The modern buzzword is an ‘existential crisis.’ That means an event that makes you stop and ask if what you have been doing is worthwhile. Read this next statement carefully, because you may have to live through it: no man who has ever followed God relied on an ‘existential crisis’ for his assurance.

It’s not graduating high school.

It’s not your wedding day.

It’s not the birth of your first child.

It’s not turning 40. It’s not the kids leaving home.

It’s not that last look into the casket. None of these will create the spark of passion and purpose that explains your walk with the Lord.

The preaching of the Word of God is the weekly ‘crisis’ you need.

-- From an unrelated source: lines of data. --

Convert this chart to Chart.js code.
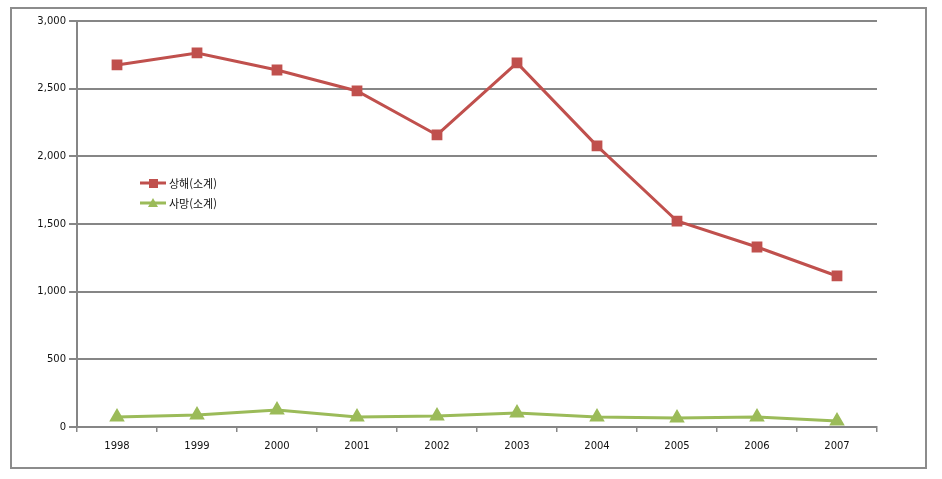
<!DOCTYPE html>
<html lang="ko">
<head>
    <meta charset="UTF-8">
    <title>상해 / 사망 추이</title>
    <script src="https://cdn.jsdelivr.net/npm/chart.js"></script>
    <style>
        body {
            margin: 0;
            background: #fff;
            width: 942px;
            height: 479px;
            overflow: hidden;
        }

        .frame {
            position: absolute;
            left: 10px;
            top: 7px;
            width: 913px;
            height: 458px;
            border: 2px solid #8c8c8c;
        }

        .chart-box {
            position: absolute;
            left: 0;
            top: 0;
            width: 942px;
            height: 479px;
        }
    </style>
</head>
<body>
    <div class="frame"></div>
    <div class="chart-box">
        <canvas id="lineChart" width="942" height="479"></canvas>
    </div>

    <script>
        const years = ["1998", "1999", "2000", "2001", "2002", "2003", "2004", "2005", "2006", "2007"];
        const injuries = [2675, 2764, 2638, 2483, 2158, 2690, 2077, 1522, 1330, 1116];
        const deaths = [74, 89, 126, 74, 81, 103, 74, 67, 74, 44];
        const yTicks = [0, 500, 1000, 1500, 2000, 2500, 3000];

        const red = "#c0504d";
        const green = "#9bbb59";
        const gridGray = "#868686";

        // legend drawn inside the plot, like the original
        const innerLegend = {
            id: "innerLegend",
            afterDraw(chart) {
                const ctx = chart.ctx;
                const rows = [
                    { text: "상해(소계)", color: red, shape: "rect", y: 183 },
                    { text: "사망(소계)", color: green, shape: "triangle", y: 203 }
                ];
                ctx.save();
                rows.forEach(r => {
                    ctx.strokeStyle = r.color;
                    ctx.fillStyle = r.color;
                    ctx.lineWidth = 3;
                    ctx.beginPath();
                    ctx.moveTo(140, r.y);
                    ctx.lineTo(166, r.y);
                    ctx.stroke();
                    if (r.shape === "rect") {
                        ctx.fillRect(149, r.y - 4, 9, 9);
                    } else {
                        ctx.beginPath();
                        ctx.moveTo(153, r.y - 5);
                        ctx.lineTo(158, r.y + 4);
                        ctx.lineTo(148, r.y + 4);
                        ctx.closePath();
                        ctx.fill();
                    }
                    ctx.fillStyle = "#111";
                    ctx.font = "11px 'Noto Sans CJK KR'";
                    ctx.textBaseline = "middle";
                    ctx.fillText(r.text, 169, r.y + 1);
                });
                ctx.restore();
            }
        };

        new Chart(document.getElementById("lineChart"), {
            type: "line",
            data: {
                labels: years,
                datasets: [
                    {
                        label: "상해(소계)",
                        data: injuries,
                        borderColor: red,
                        backgroundColor: red,
                        borderWidth: 3,
                        pointStyle: "rect",
                        pointRadius: 5.5,
                        tension: 0
                    },
                    {
                        label: "사망(소계)",
                        data: deaths,
                        borderColor: green,
                        backgroundColor: green,
                        borderWidth: 3,
                        pointStyle: "triangle",
                        pointRadius: 6,
                        tension: 0
                    }
                ]
            },
            options: {
                responsive: false,
                animation: false,
                devicePixelRatio: 1,
                layout: {
                    padding: { left: 0, right: 65, top: 21, bottom: 0 }
                },
                plugins: {
                    legend: { display: false },
                    tooltip: { enabled: false }
                },
                scales: {
                    x: {
                        offset: true,
                        grid: {
                            offset: true,
                            drawOnChartArea: false,
                            drawTicks: true,
                            tickLength: 5,
                            color: gridGray,
                            lineWidth: 1.5
                        },
                        border: { color: gridGray, width: 2 },
                        ticks: {
                            color: "#111",
                            font: { family: "DejaVu Sans", size: 10 },
                            padding: 8,
                            maxRotation: 0,
                            autoSkip: false
                        },
                        afterFit(scale) {
                            scale.height = 52;
                        }
                    },
                    y: {
                        min: 0,
                        max: 3000,
                        afterBuildTicks(scale) {
                            scale.ticks = yTicks.map(v => ({ value: v }));
                        },
                        grid: {
                            color: gridGray,
                            lineWidth: 2,
                            tickLength: 8
                        },
                        border: { color: gridGray, width: 2 },
                        ticks: {
                            color: "#111",
                            font: { family: "DejaVu Sans", size: 10 },
                            padding: 3,
                            autoSkip: false,
                            callback: v => v.toLocaleString("en-US")
                        },
                        afterFit(scale) {
                            scale.width = 77;
                        }
                    }
                }
            },
            plugins: [innerLegend]
        });
    </script>
</body>
</html>
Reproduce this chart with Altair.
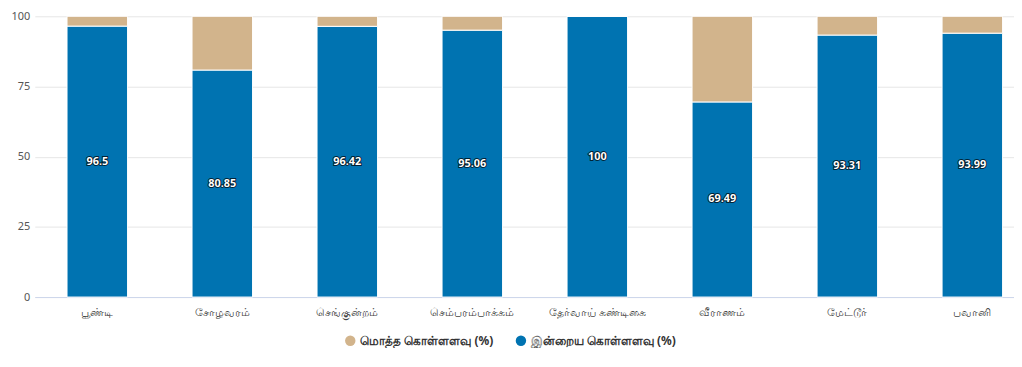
import altair as alt
import pandas as pd

categories = ["பூண்டி", "சோழவரம்", "செங்குன்றம்", "செம்பரம்பாக்கம்", "தேர்வாய் கண்டிகை", "வீராணம்", "மேட்டூர்", "பவானி"]
current_pct = [96.5, 80.85, 96.42, 95.06, 100, 69.49, 93.31, 93.99]
series_names = ["மொத்த கொள்ளளவு (%)", "இன்றைய கொள்ளளவு (%)"]
series_colors = ["#D2B48C", "#0073B1"]
y_ticks = [0, 25, 50, 75, 100]

rows = []
for c, v in zip(categories, current_pct):
    rows.append({"cat": c, "series": series_names[1], "val": v, "ord": 0, "label": f"{v:g}", "mid": v / 2})
    rows.append({"cat": c, "series": series_names[0], "val": round(100 - v, 2), "ord": 1, "label": "", "mid": None})
df = pd.DataFrame(rows)

FONT = "Noto Sans"

base = alt.Chart(df)
xscale = alt.Scale(paddingInner=0.52, paddingOuter=0.26)

bars = base.mark_bar(stroke="white", strokeWidth=1, size=61).encode(
    x=alt.X("cat:N", sort=categories, title=None, scale=xscale,
            axis=alt.Axis(labelAngle=0, labelColor="#444", labelFontSize=11, labelFont=FONT,
                          domainColor="#ccd6eb", ticks=False, labelPadding=10, grid=False)),
    y=alt.Y("val:Q", stack="zero", title=None,
            scale=alt.Scale(domain=[0, 100], nice=False),
            axis=alt.Axis(values=y_ticks, domain=False, ticks=False, labelColor="#555",
                          labelFontSize=11, labelFont=FONT, labelPadding=5, gridColor="#e6e6e6")),
    color=alt.Color("series:N", scale=alt.Scale(domain=series_names, range=series_colors),
                    legend=alt.Legend(title=None, orient="none", legendX=312, legendY=321,
                                      direction="horizontal", symbolType="circle", symbolSize=110,
                                      symbolStrokeWidth=0, labelFontSize=12, labelFont=FONT,
                                      labelFontWeight="bold", labelColor="#333", columnPadding=22,
                                      symbolOpacity=1)),
    order=alt.Order("ord:Q"),
)

lab = base.transform_filter("datum.ord == 0")
outline = lab.mark_text(fontSize=11, fontWeight="bold", font=FONT, color="black", stroke="black",
                        strokeWidth=2, strokeOpacity=0.7).encode(
    x=alt.X("cat:N", sort=categories, scale=xscale), y=alt.Y("mid:Q"), text="label:N")
text = lab.mark_text(fontSize=11, fontWeight="bold", font=FONT, color="white").encode(
    x=alt.X("cat:N", sort=categories, scale=xscale), y=alt.Y("mid:Q"), text="label:N")

chart = alt.layer(bars, outline, text).properties(
    width=1008, height=283,
    autosize=alt.AutoSizeParams(type="none"),
    padding={"left": 27, "top": 7, "right": -21, "bottom": 50},
).configure_view(stroke=None)

chart.save("out.html", embed_options={"renderer": "svg", "actions": False})
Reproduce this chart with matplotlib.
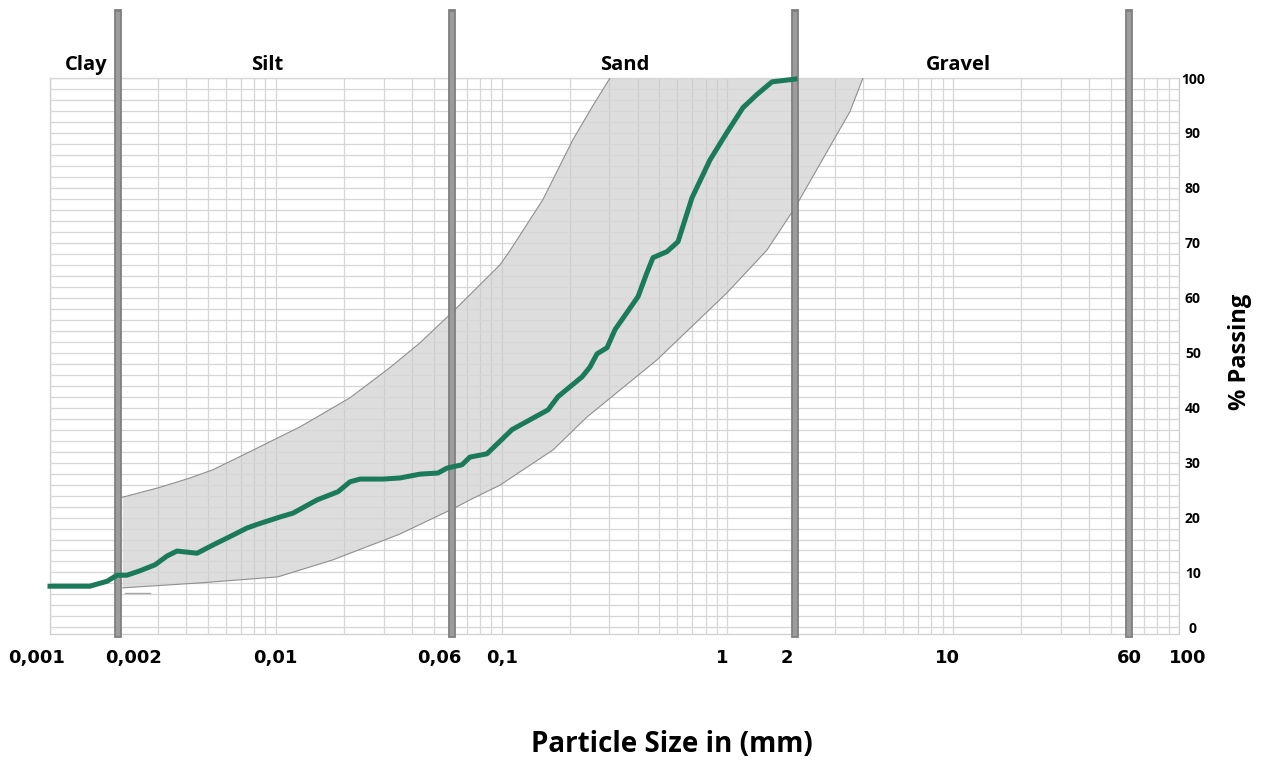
import matplotlib.pyplot as plt
from matplotlib.ticker import FixedLocator, LogLocator, NullFormatter
from matplotlib.transforms import ScaledTranslation

# grading curve of the sample (mm, % passing)
size_mm = [0.001, 0.0015, 0.00179, 0.00198, 0.00219, 0.0025, 0.00292, 0.0033,
           0.00365, 0.00448, 0.00527, 0.00646, 0.00746, 0.00834, 0.01044, 0.01192,
           0.01522, 0.01886, 0.02131, 0.0236, 0.02984, 0.03548, 0.04351, 0.05228,
           0.05731, 0.06677, 0.07244, 0.08614, 0.1112, 0.1606, 0.1778, 0.2271,
           0.2463, 0.2646, 0.293, 0.3179, 0.4019, 0.4406, 0.4683, 0.5402, 0.6042,
           0.697, 0.8375, 0.9959, 1.172, 1.352, 1.576, 1.992]
passing = [7.5, 7.5, 8.4, 9.5, 9.5, 10.3, 11.4, 13.0,
           13.9, 13.5, 15.0, 16.8, 18.1, 18.8, 20.1, 20.8,
           23.2, 24.7, 26.5, 27.0, 27.0, 27.2, 27.9, 28.1,
           29.0, 29.6, 31.0, 31.6, 36.0, 39.6, 42.0, 45.6,
           47.4, 49.8, 50.9, 54.2, 60.2, 64.6, 67.3, 68.4, 70.2,
           78.2, 85.1, 90.1, 94.6, 97.0, 99.3, 99.8]

# envelope (grey band)
upper_mm = [0.0021, 0.00307, 0.00417, 0.00527, 0.00769, 0.0128, 0.02131, 0.03204,
            0.04351, 0.06094, 0.0984, 0.109, 0.1525, 0.2071, 0.254, 0.302]
upper_pct = [23.7, 25.5, 27.2, 28.7, 32.0, 36.5, 41.8, 47.3,
             51.8, 57.5, 66.0, 68.6, 77.9, 88.8, 95.0, 100.0]
lower_mm = [0.0021, 0.00462, 0.01023, 0.01792, 0.03548, 0.06094, 0.07396, 0.0984,
            0.1689, 0.2389, 0.4878, 0.9959, 1.498, 1.992, 3.491, 3.986]
lower_pct = [7.2, 8.1, 9.2, 12.3, 17.0, 21.6, 23.4, 25.9,
             32.3, 38.3, 48.7, 60.9, 68.7, 76.4, 93.9, 100.0]

# small stray mark under the band
stub_mm = [0.00215, 0.00277]
stub_pct = [6.3, 6.3]

boundaries = [0.002, 0.06, 2, 60]
zone_names = ['Clay', 'Silt', 'Sand', 'Gravel']
zone_x = [0.00144, 0.00914, 0.352, 10.5]

x_ticks = [0.001, 0.002, 0.01, 0.06, 0.1, 1, 2, 10, 60, 100]
x_tick_labels = ['0,001', '0,002', '0,01', '0,06', '0,1', '1', '2', '10', '60', '100']
x_label_shift = [-13, 16, 0, -12, 0, -5, -8, -6, 0, 9]  # pixels, as in the original layout
y_ticks = list(range(0, 101, 10))
y_grid = list(range(0, 101, 2))

fig = plt.figure(figsize=(12.63, 7.62), dpi=100)
ax = fig.add_axes([50 / 1263, 128 / 762, 1129 / 1263, 556 / 762])

ax.set_xscale('log')
ax.set_xlim(0.001, 100)
ax.set_ylim(-1.2, 100)

# grid
ax.xaxis.set_minor_locator(LogLocator(base=10, subs=range(2, 10), numticks=20))
ax.grid(which='both', axis='x', color='#d6d6d6', lw=0.9, zorder=3)
for yv in y_grid:
    ax.axhline(yv, color='#d6d6d6', lw=0.9, zorder=3)
for s in ax.spines.values():
    s.set_color('#cfcfcf')
    s.set_linewidth(0.9)

# band
poly_x = upper_mm + lower_mm[::-1]
poly_y = upper_pct + lower_pct[::-1]
ax.fill(poly_x, poly_y, color='#c9c9c9', alpha=0.62, lw=0, zorder=2)
ax.plot(upper_mm, upper_pct, color='#8f8f8f', lw=0.8, zorder=4)
ax.plot(lower_mm, lower_pct, color='#8f8f8f', lw=0.8, zorder=4)
ax.plot(stub_mm, stub_pct, color='#a8a8a8', lw=1.0, zorder=4)

# boundary bars
for b in boundaries:
    ax.axvline(b, ymin=0, ymax=1.117, color='#7d7d7d', lw=5.6, clip_on=False, zorder=5)
    ax.axvline(b, ymin=0, ymax=1.115, color='#9c9c9c', lw=3.2, clip_on=False, zorder=5)

# grading curve
ax.plot(size_mm, passing, color='#1a7a5a', lw=3.6, zorder=6, clip_on=False)

# zone names
for name, xz in zip(zone_names, zone_x):
    ax.text(xz, 1.0144, name, transform=ax.get_xaxis_transform(), ha='center',
            va='baseline', fontsize=14.5, fontweight='bold', family='Open Sans')

# ticks
ax.xaxis.set_major_locator(FixedLocator(x_ticks))
ax.xaxis.set_minor_formatter(NullFormatter())
ax.set_xticklabels(x_tick_labels, fontsize=13, fontweight='bold', family='DejaVu Sans')
ax.tick_params(axis='x', which='both', length=0, pad=11)
for lbl, dx in zip(ax.get_xticklabels(), x_label_shift):
    lbl.set_transform(lbl.get_transform() + ScaledTranslation(dx / 100, 0, fig.dpi_scale_trans))

ax.yaxis.tick_right()
ax.set_yticks(y_ticks)
ax.set_yticklabels([str(v) for v in y_ticks], fontsize=10, fontweight='bold',
                   family='Open Sans', ha='center')
ax.tick_params(axis='y', length=0, pad=10)

fig.text(1240 / 1263, 1 - 352 / 762, '% Passing', rotation=90, ha='center', va='center',
         fontsize=17, fontweight='bold', family='Open Sans')
fig.text(672 / 1263, 1 - 744 / 762, 'Particle Size in (mm)', ha='center', va='center',
         fontsize=20, fontweight='bold', family='Open Sans')

fig.savefig('out.png', dpi=100)
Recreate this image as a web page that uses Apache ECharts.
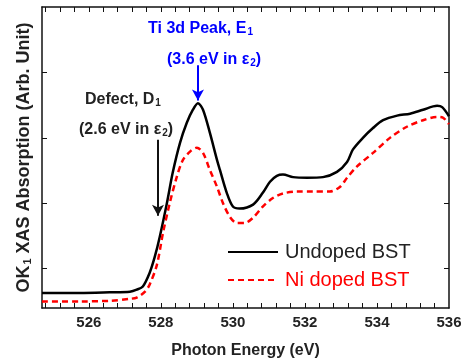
<!DOCTYPE html>
<html>
<head>
<meta charset="utf-8">
<script src="https://cdn.jsdelivr.net/npm/echarts@6/dist/echarts.min.js"></script>
<style>
  html, body { margin: 0; padding: 0; background: #fff; }
  #chart { width: 466px; height: 364px; }
</style>
</head>
<body>
<div id="chart"></div>
<script>
// photon energy (eV) / absorption (arb. unit)
const undopedX = [524.7, 525.75, 526.58, 527.14, 527.33, 527.5, 527.69, 527.83, 527.97, 528.17, 528.33, 528.53, 528.72, 528.89, 529.03, 529.17, 529.36, 529.56, 529.64, 529.83, 530.0, 530.19, 530.56, 530.83, 531.03, 531.22, 531.39, 531.67, 532.06, 532.5, 532.89, 533.17, 533.33, 533.61, 533.89, 534.17, 534.56, 534.92, 535.28, 535.67, 535.81, 536.0];
const undopedY = [-0.37, -0.37, -0.36, -0.35, -0.32, -0.27, -0.06, 0.18, 0.49, 1.01, 1.47, 1.92, 2.23, 2.43, 2.53, 2.43, 2.08, 1.66, 1.51, 1.16, 0.95, 0.92, 0.98, 1.16, 1.33, 1.42, 1.44, 1.4, 1.39, 1.4, 1.48, 1.63, 1.82, 2.0, 2.15, 2.27, 2.34, 2.37, 2.43, 2.49, 2.47, 2.33];
const niX = [524.7, 525.75, 526.58, 527.14, 527.33, 527.56, 527.69, 527.89, 528.06, 528.25, 528.44, 528.61, 528.81, 529.0, 529.17, 529.36, 529.56, 529.72, 529.92, 530.11, 530.33, 530.56, 530.83, 531.11, 531.39, 531.78, 532.22, 532.69, 532.97, 533.17, 533.44, 533.89, 534.36, 534.83, 535.28, 535.67, 535.83, 536.0];
const niY = [-0.5, -0.5, -0.49, -0.46, -0.44, -0.35, -0.24, 0.06, 0.55, 1.01, 1.4, 1.66, 1.79, 1.85, 1.77, 1.51, 1.25, 1.01, 0.79, 0.7, 0.7, 0.78, 0.95, 1.08, 1.15, 1.18, 1.18, 1.18, 1.25, 1.39, 1.56, 1.77, 2.0, 2.17, 2.27, 2.32, 2.31, 2.21];

const xLabels = [526, 528, 530, 532, 534, 536];
const xTicks = [524.8, 525.2, 525.6, 526, 526.4, 526.8, 527.2, 527.6, 528, 528.4, 528.8, 529.2, 529.6, 530, 530.4, 530.8, 531.2, 531.6, 532, 532.4, 532.8, 533.2, 533.6, 534, 534.4, 534.8, 535.2, 535.6];
const yTicks = [0, 1, 2, 3];

const peakArrow = [[529.03, 3.11], [529.03, 2.57]];
const defectArrow = [[527.92, 1.97], [527.92, 0.81]];

const font = "'Liberation Sans', Arial, sans-serif";
const zip = (xs, ys) => xs.map((x, i) => [x, ys[i]]);

const chart = echarts.init(document.getElementById("chart"));

const axisBase = {
  type: "value",
  min: 524.7,
  max: 536,
  axisLine: { show: true, onZero: false, lineStyle: { color: "#111", width: 1.5 } },
  axisTick: { show: true, inside: true, length: 5, customValues: xTicks, lineStyle: { color: "#111", width: 1 } },
  splitLine: { show: false },
};

const yBase = {
  type: "value",
  min: -0.6,
  max: 4,
  axisLine: { show: true, onZero: false, lineStyle: { color: "#111", width: 1.5 } },
  axisTick: { show: true, inside: true, length: 5, customValues: yTicks, lineStyle: { color: "#111" } },
  axisLabel: { show: false },
  splitLine: { show: false },
};

const subRich = {
  sub: { fontSize: 10, fontWeight: "bold", fontFamily: font, padding: [9, 0, 0, 1], lineHeight: 10, verticalAlign: "bottom" },
};

const textMark = (text, left, top, color) => ({
  type: "text", left: left, top: top,
  style: {
    text: text, fill: color, fontSize: 16, fontWeight: "bold", fontFamily: font,
    rich: { sub: Object.assign({}, subRich.sub, { fill: color }) },
  },
});

chart.setOption({
  animation: false,
  backgroundColor: "#fff",
  grid: { left: 42, right: 17, top: 7, bottom: 56 },
  xAxis: [
    Object.assign({}, axisBase, {
      position: "bottom",
      name: "Photon Energy (eV)",
      nameLocation: "middle",
      nameGap: 35,
      nameTextStyle: { fontSize: 16, fontWeight: "bold", color: "#222", fontFamily: font },
      axisLabel: { customValues: xLabels, fontSize: 15, fontWeight: "bold", color: "#222", fontFamily: font, margin: 7 },
    }),
    Object.assign({}, axisBase, {
      position: "top",
      axisLabel: { show: false },
    }),
  ],
  yAxis: [
    Object.assign({}, yBase, {
      position: "left",
      name: "OK{sub|1} XAS Absorption (Arb. Unit)",
      nameLocation: "middle",
      nameGap: 9,
      nameTextStyle: {
        fontSize: 18, fontWeight: "bold", color: "#222", fontFamily: font,
        rich: { sub: Object.assign({}, subRich.sub, { fontSize: 11, padding: [10, 0, 0, 1] }) },
      },
    }),
    Object.assign({}, yBase, { position: "right" }),
  ],
  legend: {
    orient: "vertical",
    left: 222,
    top: 237,
    itemWidth: 50,
    itemHeight: 14,
    itemGap: 8,
    itemStyle: { opacity: 0 },
    textStyle: { fontSize: 20, fontFamily: font, padding: [0, 0, 0, 2] },
    data: [
      { name: "Undoped BST", textStyle: { color: "#222" } },
      { name: "Ni doped BST", textStyle: { color: "#ff0000" } },
    ],
  },
  series: [
    {
      name: "Undoped BST",
      type: "line",
      data: zip(undopedX, undopedY),
      smooth: 0.3,
      symbol: "none",
      lineStyle: { color: "#000", width: 2.5 },
      itemStyle: { color: "#000" },
      markLine: {
        silent: true,
        symbol: ["none", "arrow"],
        symbolSize: [9, 11],
        label: { show: false },
        data: [
          [
            { coord: peakArrow[0], lineStyle: { color: "#0000ff", width: 2, type: "solid" }, itemStyle: { color: "#0000ff" } },
            { coord: peakArrow[1] },
          ],
          [
            { coord: defectArrow[0], lineStyle: { color: "#111", width: 2, type: "solid" }, itemStyle: { color: "#111" } },
            { coord: defectArrow[1] },
          ],
        ],
      },
    },
    {
      name: "Ni doped BST",
      type: "line",
      data: zip(niX, niY),
      smooth: 0.3,
      symbol: "none",
      lineStyle: { color: "#ff0000", width: 2.5, type: [6, 4] },
      itemStyle: { color: "#ff0000" },
    },
    {
      // keeps the top and right frame axes bound to a series
      name: "frame",
      type: "line",
      xAxisIndex: 1,
      yAxisIndex: 1,
      data: [],
      symbol: "none",
      silent: true,
    },
  ],
  graphic: [
    textMark("Ti 3d Peak, E{sub|1}", 148, 18, "#0000ff"),
    textMark("(3.6 eV in ε{sub|2})", 167, 49, "#0000ff"),
    textMark("Defect, D{sub|1}", 85, 89, "#222"),
    textMark("(2.6 eV in ε{sub|2})", 79, 119, "#222"),
  ],
});
</script>
</body>
</html>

A certain day, where (right now in the USA) a man may choose to wake up, dress up, and walk up to a Bible-believing church and give his time to studying the Bible, learning the stories, and being encouraged. It is here that a man will be asked to bow his head and talk to his Creator and Redeemer about specific issues addressed in a sermon. Church is the ultimate ‘existential crisis’ where you recognize, confront, reconcile, and conquer all sorts of doubts and fears of this world.

A season of review shouldn’t happen once a year. There is too much baggage in waiting that long, too much danger of getting overwhelmed. God set aside one day of seven to allow a glance over your shoulder to set things straight in your life.

For Israel, it was a continual remembrance. “Remember the Sabbath day, to keep it holy,” (Exodus 20:8) In Exodus 31:17, God tells Moses about the Sabbath day: “It is a sign between me and the children of Israel for ever: for in six days the LORD made heaven and earth, and on the seventh day he rested, and was refreshed.”

I wonder- what refreshed God? Look back into the Creation account, after God made everything, at the end of the sixth day:

“And God saw every thing that he had made, and, behold, it was very good. And the evening and the morning were the sixth day.”

Genesis 1:31

David recorded the intended effect of all of God’s works from the beginning and put it into song. He sang:

“The glory of the LORD shall endure for ever: the LORD shall rejoice in his works.

Psalm 104:31

That Divine Review is meant to become a planned part of our week. It will become such a joy that you will look forward to it. Don’t avoid it. You need the rest, you need the renewal, and you need the time to review. God made it that way.